4.The Gospel means sacrifice.
Sacrifice is not something we talk about, it is something to practice. Sacrifice is difficult, not only for the general populace, but for Christians also. But the Gospel of Jesus Christ is about sacrifice, and it provides us not only with the model for sacrifice but the very freedom to do so.
On the ABC this morning, Tim Costello said that, “On a per capita basis, for Australia to be ‘generous’, we’d increase our intake by 215,000”. We now have a figure, one that surpasses the 10,000 or 20,000 that various political parties have proposed. Will it cost us? Yes, but that is the nature of sacrifice, that is the point of love.

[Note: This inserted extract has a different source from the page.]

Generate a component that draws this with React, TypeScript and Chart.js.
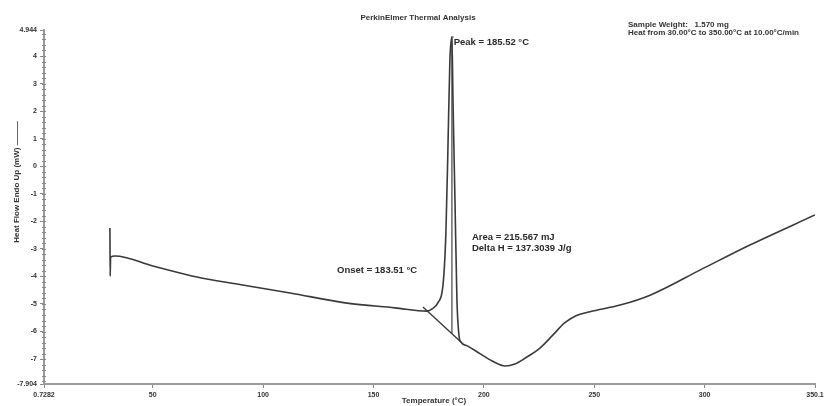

From what I hear in the media it sounds as though much of this debate is being framed by fear. I don’t think it’s primarily about racism, though that’s there. I think it’s more to do with fear. People are fearful of change, fearful of the unknown, fearful of what might happen to our standard of living should we welcome more people. The Gospel is not built on fear, but love, and love expressed through compassion and sacrifice. That can be hard. And the reality is, not everyone who migrates to Australia (whether as a refugee or through other avenues) is deserving. Not every one who comes to Australia is grateful for being here. But isn’t that the cost of love? Isn’t that what Jesus did? He absorbed the sin of the world, he took on his himself all our pain and shame, and the world did not receive him. And yet through this act of grace God has welcomed home those who did not formerly belong.
Note about the article: This is an updated version of a blog piece that I published 2 years ago, which is based on notes from a sermon on the same topic. Two years on, people continue to read it everyday, making it one one of the most read articles from the Mentone Baptist blog. In other words, the issue of refugees is never far from the minds of many Australians.